I'll take a shot at this...

You say you've cleaned it, but how about the TEE fitting clean out?

The Vacuum Switch (N/O) will cut-out the fan and auger if negative pressure is not sensed.

The vacuum switch is located at the back of the appliance.
This switch turns the feed system on when vacuum is present
in the firebox. The vacuum switch is a safety device to shut
off the feed motor if the exhaust or the heat exchanger
system is dirty or plugged or if the firebox door is open.


It's designed to as a Safety Feature!

The Restriction is only Partial now allowing the 1 & 2 setting to function,
but eventually 2 will cause same effect and then even 1 setting.

This is a clue as to whats happening in your flue/vent system.

Time to break out the "Leaf Blower"!!!

Do a "Search" for "Leaf Blower" here at site if you don't know what it is.
 
My Castile doesn't have such a switch.
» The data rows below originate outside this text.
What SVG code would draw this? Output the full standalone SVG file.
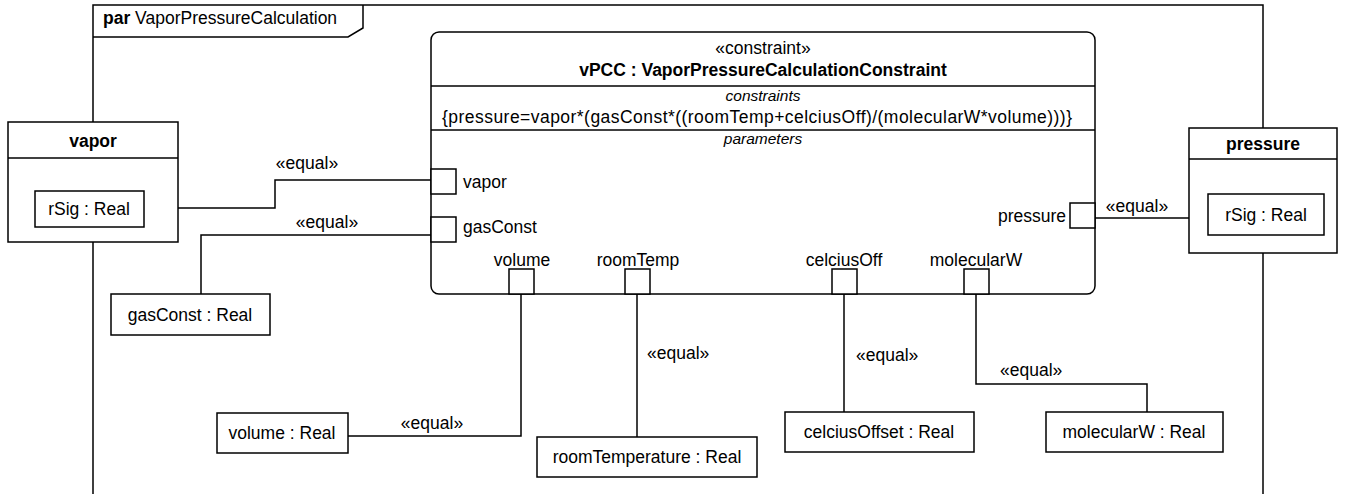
<svg xmlns="http://www.w3.org/2000/svg" width="1347" height="494" viewBox="0 0 1347 494">
<style>
text{font-family:"Liberation Sans",Arial,sans-serif;font-size:17.5px;fill:#000}
.b{font-weight:bold}
.i{font-style:italic;font-size:15.5px}
.m{text-anchor:middle}
.e{text-anchor:end}
.box{fill:#fff;stroke:#000;stroke-width:1.5}
.ln{fill:none;stroke:#000;stroke-width:1.5}
</style>
<rect width="1347" height="494" fill="#fff"/>
<g id="frame">
<rect x="93" y="5" width="1170" height="520" class="ln"/>
<path d="M93 37 H348 L363 28 V5" class="ln"/>
<text x="103" y="24"><tspan class="b">par</tspan> VaporPressureCalculation</text>
</g>
<g id="connectors">
<path d="M144 208 H275 V180 H431" class="ln"/>
<text x="307" y="169" class="m">«equal»</text>
<path d="M431 235 H201 V294" class="ln"/>
<text x="327" y="228" class="m">«equal»</text>
<path d="M1095 218 H1208" class="ln"/>
<text x="1137" y="212" class="m">«equal»</text>
<path d="M521 294 V436 H348" class="ln"/>
<text x="432" y="429" class="m">«equal»</text>
<path d="M637 294 V437" class="ln"/>
<text x="647" y="359">«equal»</text>
<path d="M844 294 V412" class="ln"/>
<text x="856" y="361">«equal»</text>
<path d="M976 294 V384 H1147 V412" class="ln"/>
<text x="1000" y="376">«equal»</text>
</g>
<g id="vPCC">
<rect x="431" y="32" width="664" height="262" rx="8" class="box"/>
<line x1="431" y1="86" x2="1095" y2="86" class="ln"/>
<line x1="431" y1="130" x2="1095" y2="130" class="ln"/>
<text x="763" y="54" class="m">«constraint»</text>
<text x="763" y="76" class="m b">vPCC : VaporPressureCalculationConstraint</text>
<text x="763" y="101" class="m i">constraints</text>
<text x="757" y="123" class="m" textLength="630" lengthAdjust="spacing">{pressure=vapor*(gasConst*((roomTemp+celciusOff)/(molecularW*volume)))}</text>
<text x="763" y="144" class="m i">parameters</text>
<rect x="431" y="169" width="25" height="25" class="box"/>
<text x="463" y="188">vapor</text>
<rect x="431" y="217" width="25" height="25" class="box"/>
<text x="463" y="233">gasConst</text>
<rect x="1070" y="203" width="25" height="25" class="box"/>
<text x="1066" y="222" class="e">pressure</text>
<rect x="509" y="269" width="25" height="25" class="box"/>
<text x="522" y="266" class="m">volume</text>
<rect x="625" y="269" width="25" height="25" class="box"/>
<text x="638" y="266" class="m">roomTemp</text>
<rect x="832" y="269" width="25" height="25" class="box"/>
<text x="844" y="266" class="m">celciusOff</text>
<rect x="964" y="269" width="25" height="25" class="box"/>
<text x="976" y="266" class="m">molecularW</text>
</g>
<g id="vapor">
<rect x="8" y="122" width="170" height="120" class="box"/>
<line x1="8" y1="158" x2="178" y2="158" class="ln"/>
<text x="93" y="147" class="m b">vapor</text>
<rect x="35" y="191" width="109" height="36" class="box"/>
<text x="89" y="215" class="m">rSig : Real</text>
</g>
<g id="pressure">
<rect x="1189" y="128" width="148" height="125" class="box"/>
<line x1="1189" y1="159" x2="1337" y2="159" class="ln"/>
<text x="1263" y="150" class="m b">pressure</text>
<rect x="1208" y="194" width="116" height="41" class="box"/>
<text x="1266" y="221" class="m">rSig : Real</text>
</g>
<g id="gasConst">
<rect x="111" y="294" width="159" height="41" class="box"/>
<text x="190" y="321" class="m">gasConst : Real</text>
</g>
<g id="volume">
<rect x="217" y="413" width="131" height="40" class="box"/>
<text x="282" y="439" class="m">volume : Real</text>
</g>
<g id="roomTemperature">
<rect x="537" y="437" width="220" height="40" class="box"/>
<text x="647" y="463" class="m">roomTemperature : Real</text>
</g>
<g id="celciusOffset">
<rect x="785" y="412" width="189" height="40" class="box"/>
<text x="879" y="438" class="m">celciusOffset : Real</text>
</g>
<g id="molecularW">
<rect x="1046" y="412" width="177" height="40" class="box"/>
<text x="1134" y="438" class="m">molecularW : Real</text>
</g>
</svg>
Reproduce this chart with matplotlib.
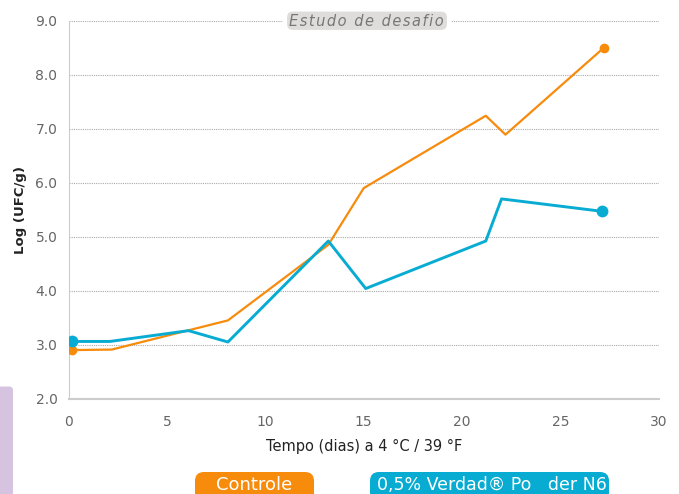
import matplotlib
matplotlib.use("Agg")
import matplotlib.pyplot as plt
from matplotlib.patches import FancyBboxPatch

# Daten
tage_controle = [0.2, 2.2, 8.1, 13.2, 15.0, 21.2, 22.2, 27.2]
log_controle = [2.90, 2.91, 3.45, 4.85, 5.90, 7.24, 6.89, 8.50]

tage_verdad = [0.2, 2.1, 6.1, 8.1, 13.2, 15.1, 21.2, 22.0, 27.1]
log_verdad = [3.06, 3.06, 3.26, 3.05, 4.92, 4.04, 4.92, 5.70, 5.47]

x_ticks = [0, 5, 10, 15, 20, 25, 30]
y_ticks = [2.0, 3.0, 4.0, 5.0, 6.0, 7.0, 8.0, 9.0]

titel = "Estudo de desafio"
legende = ["Controle", "0,5% Verdad\u00ae Po   der N6"]

ORANGE = "#F78B0C"
BLAU = "#08ACD3"

plt.rcParams["font.family"] = ["Liberation Sans Narrow", "DejaVu Sans"]

# Diagrammgröße
fig = plt.figure(figsize=(6.79, 4.94), dpi=100)
ax = fig.add_axes([68.5 / 679, 1 - 398.7 / 494, (659 - 68.5) / 679, (398.7 - 20.7) / 494])

# Daten plotten
ax.plot(tage_controle, log_controle, color=ORANGE, lw=1.6, zorder=3)
ax.plot(tage_controle[::len(tage_controle) - 1], log_controle[::len(log_controle) - 1],
        "o", color=ORANGE, ms=6, zorder=4)
ax.plot(tage_verdad, log_verdad, color=BLAU, lw=2.1, zorder=3)
ax.plot(tage_verdad[::len(tage_verdad) - 1], log_verdad[::len(log_verdad) - 1],
        "o", color=BLAU, ms=7.5, zorder=4)

# Achsen
ax.set_xlim(0, 30)
ax.set_ylim(2, 9)
ax.set_xticks(x_ticks)
ax.set_yticks(y_ticks)
ax.set_yticklabels([f"{v:.1f}" for v in y_ticks])
ax.tick_params(length=0, labelsize=10, colors="#666666", pad=8)
ax.tick_params(axis="x", pad=12)
ax.yaxis.grid(True, linestyle=(0, (1, 1)), color="#aaaaaa", lw=0.8)
for s in ["top", "right"]:
    ax.spines[s].set_visible(False)
ax.spines["left"].set_color("#cccccc")
ax.spines["bottom"].set_color("#cccccc")
ax.spines["bottom"].set_linewidth(1.5)

# Label & co.
ax.set_xlabel("Tempo (dias) a 4 \u00b0C / 39 \u00b0F", fontsize=10.5, color="#222222", labelpad=7,
              family=["DejaVu Sans"])
ax.set_ylabel("Log (UFC/g)", fontsize=9.5, color="#222222", fontweight="bold", labelpad=6,
              family=["DejaVu Sans"])

# Overlay in Pixelkoordinaten
ov = fig.add_axes([0, 0, 1, 1], zorder=5)
ov.set_xlim(0, 679)
ov.set_ylim(494, 0)
ov.axis("off")

ov.add_patch(FancyBboxPatch((285, 9.5), 164, 22.5, boxstyle="round,pad=0,rounding_size=8",
                            fc="#dedddb", ec="white", lw=3))
ov.text(366.5, 21, "\u200a".join(titel), ha="center", va="center", fontsize=10.5,
        style="italic", color="#777777", family=["DejaVu Sans"])

ov.add_patch(FancyBboxPatch((195, 472), 119, 30, boxstyle="round,pad=0,rounding_size=9",
                            fc=ORANGE, ec="none"))
ov.text(254.5, 485, legende[0], ha="center", va="center", fontsize=13, color="white",
        family=["DejaVu Sans"])
ov.add_patch(FancyBboxPatch((370, 472), 239, 30, boxstyle="round,pad=0,rounding_size=9",
                            fc=BLAU, ec="none"))
ov.text(492, 485, legende[1], ha="center", va="center", fontsize=12.5, color="white",
        family=["DejaVu Sans"])

ov.add_patch(FancyBboxPatch((-10, 386.5), 23, 120, boxstyle="round,pad=0,rounding_size=4",
                            fc="#d6c3df", ec="none"))

fig.savefig("out.png", dpi=100)
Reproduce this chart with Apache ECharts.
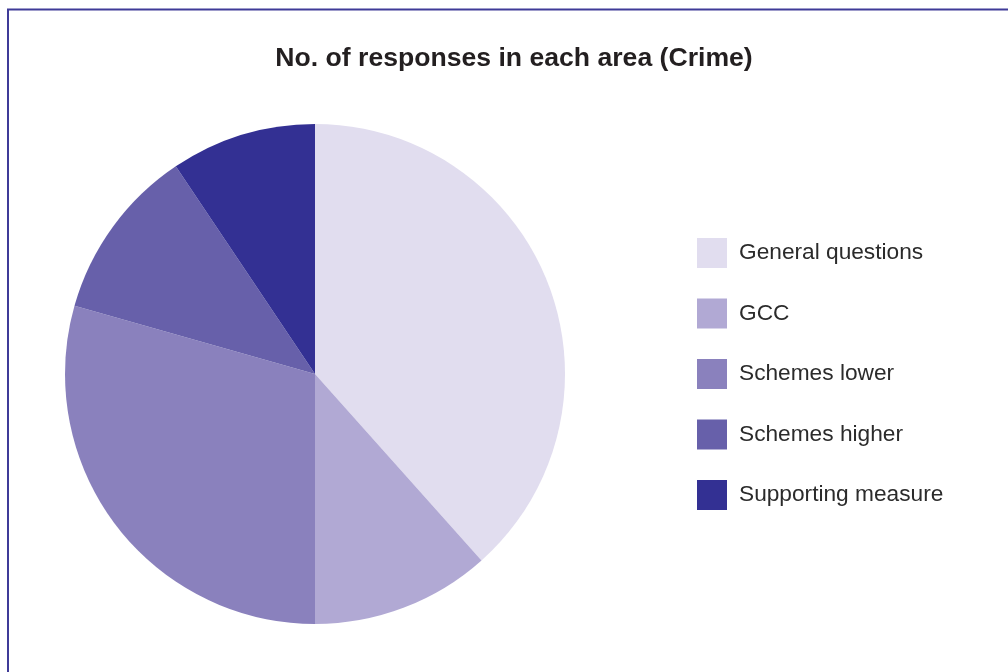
<!DOCTYPE html>
<html>
<head>
<meta charset="utf-8">
<style>
  html, body { margin: 0; padding: 0; background: #fff; }
  #chart { width: 1008px; height: 672px; }
</style>
<script src="https://cdn.jsdelivr.net/npm/echarts@6/dist/echarts.min.js"></script>
</head>
<body>
<div id="chart"></div>
<script>
// Share of responses per consultation area (Crime)
const categories = ['General questions', 'GCC', 'Schemes lower', 'Schemes higher', 'Supporting measure'];
const responses = [38.4, 11.6, 29.4, 11.2, 9.4];
const sliceColors = ['#e1ddef', '#b1a9d4', '#8a81bd', '#6760aa', '#333093'];

const chart = echarts.init(document.getElementById('chart'), null, { renderer: 'canvas' });

chart.setOption({
  animation: false,
  backgroundColor: '#ffffff',
  title: {
    text: 'No. of responses in each area (Crime)',
    left: 509,
    textAlign: 'center',
    top: 40,
    textStyle: {
      fontFamily: 'Liberation Sans, Arial, sans-serif',
      fontWeight: 'bold',
      fontSize: 26.6,
      color: '#231f20'
    }
  },
  legend: {
    orient: 'vertical',
    left: 692,
    top: 233,
    itemWidth: 30,
    itemHeight: 30,
    itemGap: 30.5,
    icon: 'rect',
    selectedMode: false,
    data: categories,
    textStyle: {
      fontFamily: 'Liberation Sans, Arial, sans-serif',
      fontSize: 22.7,
      color: '#2b2b2b',
      padding: [2, 0, 0, 7]
    }
  },
  graphic: [{
    type: 'rect',
    shape: { x: 8, y: 9.5, width: 1100, height: 800 },
    style: { fill: 'none', stroke: '#3f3b98', lineWidth: 2 },
    silent: true
  }],
  series: [{
    type: 'pie',
    center: [315, 374],
    radius: 250,
    startAngle: 90,
    clockwise: true,
    label: { show: false },
    labelLine: { show: false },
    emphasis: { disabled: true },
    itemStyle: { borderWidth: 0 },
    data: categories.map((name, i) => ({
      name,
      value: responses[i],
      itemStyle: { color: sliceColors[i] }
    }))
  }]
});
</script>
</body>
</html>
Maybe the newer ones do but it doesn't show on the owner's or shop manual.
 
He's right, it's a Vacuum Switch (N/O)...EDITED original post above.

It may be too much ash/carbon blocking the impellers inside of the combustion fan housing.

Bad door gasket will contribute to Vacuum Switch activation.

Clean the impellers in both the combustion and convection fans.

Inspect and clean the auger & motor.

All of this is covered in the owners manual.
 
Master of Smoke said:
He's right, it's a Vacuum Switch (N/O)...EDITED original post above.

It may be too much ash/carbon blocking the impellers inside of the combustion fan housing.

Bad door gasket will contribute to Vacuum Switch activation.

Clean the impellers in both the combustion and convection fans.

Inspect and clean the auger & motor.

All of this is covered in the owners manual.

I'll take it a step further. Pull off the vacuum hose from the switch and blow through it. Possibly take the hose off thousing too and poke a long allen key through it, put it back together and go. Inspect the T also while you are back there.
 
is it the exhaust or the conv. blower that wont turn to high? they should both go at the same time the switch controls both. i would say you have a bad switch if both dont go on high.
 
I would check the switch, it sounds like you have a bad one. If it works on Low, and Med, but nothing on High, it sounds like the switch needs replaced, its just a 3 position rocker switch, easy to change it. I seriously doubt that there is any malfunction of your vacuum switch or vacuum tube if there were, your stove wouldnt run at all.
 
msmith66 said:
I agree, It could be the control panel.
The switch is external to the control panel. It is, like someone said, just a 3 way toggle switch. If the stove works on low, then it's not the vacuum switch because the LOW setting is very touchy with just enough vacuum to pull the vacuum switch in. At least, changing out the 3 way toggle switch is a cheap, quick way to eliminate that possibility before things get expensive.
 
The switch is external to the control panel. It is, like someone said, just a 3 way toggle switch. If the stove works on low, then it’s not the vacuum switch because the LOW setting is very touchy with just enough vacuum to pull the vacuum switch in. At least, changing out the 3 way toggle switch is a cheap, quick way to eliminate that possibility before things get expensive.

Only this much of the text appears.